Grandparents show support and warmth by giving concern and understanding and by showing appreciation and love. They help out with important tasks and problems. They listen carefully to their adult childrens point of view.
Tension between families. If the grandparents are seen as demanding, controlling, negative, rejecting and harsh by the parents, it takes a toll on the grandparent/grandchild relationships. Demanding and controlling paternal grandparents are big turnoffs. This relates to the father/son working relationship on the farm and the way management decisions are handled. Autocratic grandfathers with tempers may strain their relationships with their farming sons.
With maternal grandparents, it is negativity - conflict, tension, or criticism that is the turnoff. Daughters tend to avoid unpleasant contacts with their mothers when there is turmoil in that relationship.
Grandchildren and grandparents may still have contact. The harm to the relationship comes from grandchildren learning to see their grandparents through their parent's eyes - through stories and conversations.
The blame game.
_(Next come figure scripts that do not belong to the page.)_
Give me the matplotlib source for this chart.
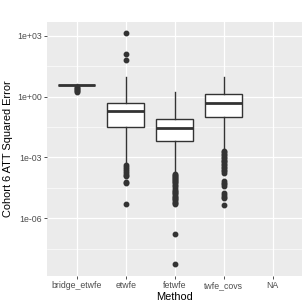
import numpy as np
import matplotlib
matplotlib.use("Agg")
import matplotlib.pyplot as plt

# categories on the x axis (NA has no data)
methods = ["bridge_etwfe", "etwfe", "fetwfe", "twfe_covs", "NA"]

q1 = [3.76, 0.0331, 0.0063, 0.0955]
med = [3.89, 0.204, 0.0275, 0.468]
q3 = [3.98, 0.501, 0.0759, 1.35]
whislo = [3.63, 5.6e-4, 1.66e-4, 2.4e-3]
whishi = [4.12, 9.8, 1.78, 9.1]

fliers_bridge = [3.09, 2.75, 2.40, 2.14, 1.86, 1.66]
fliers_etwfe = [1350, 126, 67.6, 4.2e-4, 3.5e-4, 2.8e-4, 2.2e-4, 1.8e-4,
                1.4e-4, 1.2e-4, 6.0e-5, 5.2e-5, 5.1e-6]
fliers_fetwfe = [1.48e-4, 1.32e-4, 1.17e-4, 1.05e-4, 9.3e-5, 8.3e-5, 7.4e-5,
                 6.6e-5, 5.9e-5, 5.2e-5, 4.6e-5, 4.0e-5, 3.0e-5, 2.6e-5,
                 2.3e-5, 2.0e-5, 1.74e-5, 1.51e-5, 1.32e-5, 1.15e-5, 1.0e-5,
                 8.7e-6, 7.6e-6, 6.6e-6, 5.8e-6, 5.1e-6, 1.7e-7, 5.4e-9]
fliers_twfe = [2.1e-3, 1.78e-3, 1.51e-3, 1.29e-3, 1.10e-3, 9.3e-4, 7.9e-4,
               6.8e-4, 5.8e-4, 4.9e-4, 4.2e-4, 3.5e-4, 3.0e-4, 2.5e-4,
               2.1e-4, 1.74e-4, 6.9e-5, 5.8e-5, 4.8e-5, 4.0e-5, 1.7e-5,
               1.41e-5, 1.17e-5, 9.8e-6, 4.7e-6]
fliers = [fliers_bridge, fliers_etwfe, fliers_fetwfe, fliers_twfe]

ytick_vals = [1e3, 1e0, 1e-3, 1e-6]
ytick_labels = ["1e+03", "1e+00", "1e-03", "1e-06"]
minor_vals = [10**1.5, 10**-1.5, 10**-4.5, 10**-7.5]

plt.rcParams["font.family"] = ["Liberation Sans", "DejaVu Sans"]

fig = plt.figure(figsize=(3.07, 3.07), dpi=100)
ax = fig.add_axes([0.154, 0.101, 0.83, 0.827])
ax.set_facecolor("#EBEBEB")
ax.set_yscale("log")

stats = []
for i in range(4):
    stats.append(dict(q1=q1[i], med=med[i], q3=q3[i], whislo=whislo[i],
                      whishi=whishi[i], fliers=fliers[i]))

ax.bxp(stats, positions=[1, 2, 3, 4], widths=0.75, patch_artist=True,
       showcaps=False,
       boxprops=dict(facecolor="white", edgecolor="#333333", linewidth=1.0),
       medianprops=dict(color="#333333", linewidth=2.0),
       whiskerprops=dict(color="#333333", linewidth=1.0),
       flierprops=dict(marker="o", markersize=3.2, markerfacecolor="#333333",
                       markeredgecolor="#333333", linestyle="none"),
       zorder=3)

ax.set_xlim(0.4, 5.6)
ax.set_ylim(10**-8.85, 10**3.68)

# grid
for v in minor_vals:
    ax.axhline(v, color="white", lw=0.45, zorder=0)
for v in ytick_vals:
    ax.axhline(v, color="white", lw=0.9, zorder=0)
for x in range(1, 6):
    ax.axvline(x, color="white", lw=0.9, zorder=0)

ax.set_xticks(range(1, 6))
ax.set_xticklabels(methods)
ax.set_yticks(ytick_vals)
ax.set_yticklabels(ytick_labels)
ax.yaxis.set_minor_locator(matplotlib.ticker.NullLocator())
ax.tick_params(axis="both", labelsize=6.3, labelcolor="#4D4D4D",
               color="#333333", length=2.2, width=0.6, pad=1.5)

for s in ax.spines.values():
    s.set_visible(False)

ax.set_xlabel("Method", fontsize=7.9, labelpad=1.5)
ax.set_ylabel("Cohort 6 ATT Squared Error", fontsize=7.9, labelpad=3)

fig.savefig("out.png", dpi=100)
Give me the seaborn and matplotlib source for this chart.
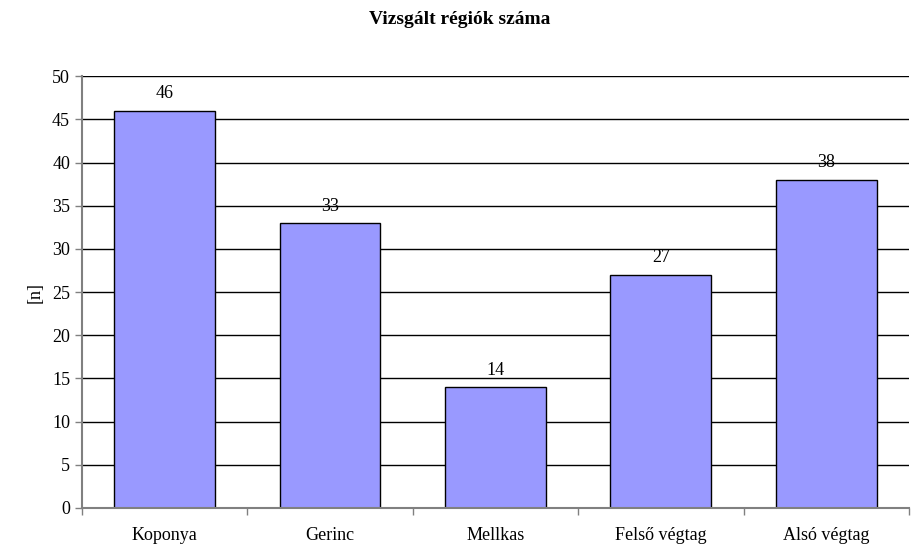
import numpy as np
import pandas as pd
import seaborn as sns
import matplotlib.pyplot as plt

# adatok
regiok = ['Koponya', 'Gerinc', 'Mellkas', 'Felső végtag', 'Alsó végtag']
szam = [46, 33, 14, 27, 38]
y_ticks = list(range(0, 55, 5))

sns.set_style('white')
plt.rcParams['font.family'] = ['Liberation Serif', 'DejaVu Serif']
plt.rcParams['text.color'] = 'black'
plt.rcParams['xtick.color'] = 'black'
plt.rcParams['ytick.color'] = 'black'
plt.rcParams['axes.labelcolor'] = 'black'

df = pd.DataFrame({'regio': regiok, 'n': szam})

fig = plt.figure(figsize=(9.2, 5.6), dpi=100)
ax = fig.add_axes([0.089, 0.093, 0.899, 0.771])

sns.barplot(data=df, x='regio', y='n', color='#9999FF', edgecolor='black',
            linewidth=1, width=0.61, saturation=1, ax=ax, zorder=3)

# feliratok a bárok fölött
for i, v in enumerate(szam):
    ax.annotate(str(v), (i, v), xytext=(0, 6), textcoords='offset points',
                ha='center', va='bottom', fontsize=13)

ax.set_xlim(-0.5, 4.5)
ax.set_ylim(0, 50)
ax.set_yticks(y_ticks)
ax.yaxis.grid(True, color='black', linewidth=1, zorder=0)
ax.set_axisbelow(True)

# kategóriahatárokon lévő osztások
ax.set_xticks(np.arange(-0.5, 5, 1), minor=True)
ax.tick_params(axis='x', which='major', length=0, labelsize=13, pad=14)
ax.tick_params(axis='x', which='minor', length=5, color='#808080', width=1,
               direction='out', bottom=True)
ax.tick_params(axis='y', length=5, color='#808080', width=1, labelsize=13,
               direction='out', left=True, labelcolor='black')

for s in ['top', 'right']:
    ax.spines[s].set_visible(False)
for s in ['left', 'bottom']:
    ax.spines[s].set_color('#808080')
    ax.spines[s].set_linewidth(1.5)
    ax.spines[s].set_zorder(4)

ax.set_xlabel('')
ax.set_ylabel('[n]', fontsize=13, labelpad=6)
fig.suptitle('Vizsgált régiók száma', fontsize=14, fontweight='bold', y=0.98)

plt.savefig('out.png', dpi=100)
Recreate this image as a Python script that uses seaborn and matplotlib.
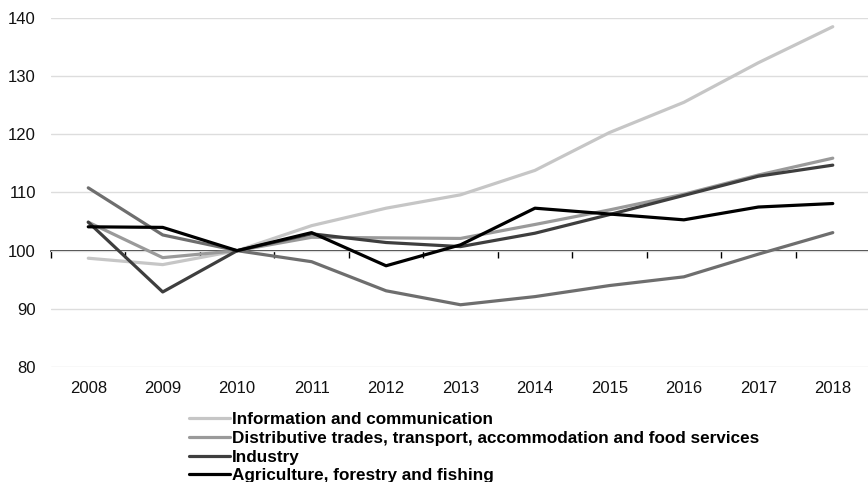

Relationships between adult children and their fathers is not as unconditional as with their mothers. If a son is unhappy with his parents, this undermines the quality of the paternal grandparent/grandchild relationship. If a mother doesn't get along with her parents, the damage to the grandparenting relationship isn't as pronounced.
If there is trouble in the farming partnership or the work relationship between father and son, then the amount of contact and the quality of grandparent/grandchild relationships suffer. Sometimes mothers and sons clash as her needs might be subservient to the father/son bond. Occasionally the relationship problems might lie between the daughter-in-law and either one of her husbands parents.
The grandparents are not always at fault. Sometimes the son or daughter-in-law may be difficult, raspy or supersensitive.
Most paternal grandparents like to believe that it is the unhappy daughter-in-law that is holding the grandchildren "hostage" because of the tension between families. In fact, a daughter-in-law doesn't usually detract from the grandparent/grandchild relationship unless her husband is equally as unhappy. A daughter-in-law can be upset at the way her husband is being treated in the family business or by the way she and/or her husband is excluded from key decisions.
There is usually some fault on both sides. There isnt enough communication, resolution of conflict or apologies made and forgiveness given. Some problems linger and linger because nobody takes the initiative to reach out and find out what is the matter.
It can be wonderful. For an idyllic farm family to function fully, with generations cooperating and enjoying their relationships, the father/son relationship needs to be positive and respectful. As King and Elder discovered - and so many grandparents and grandchildren who share a farming heritage can attest -grandparent/grandchild relationships on a farm can be wonderful.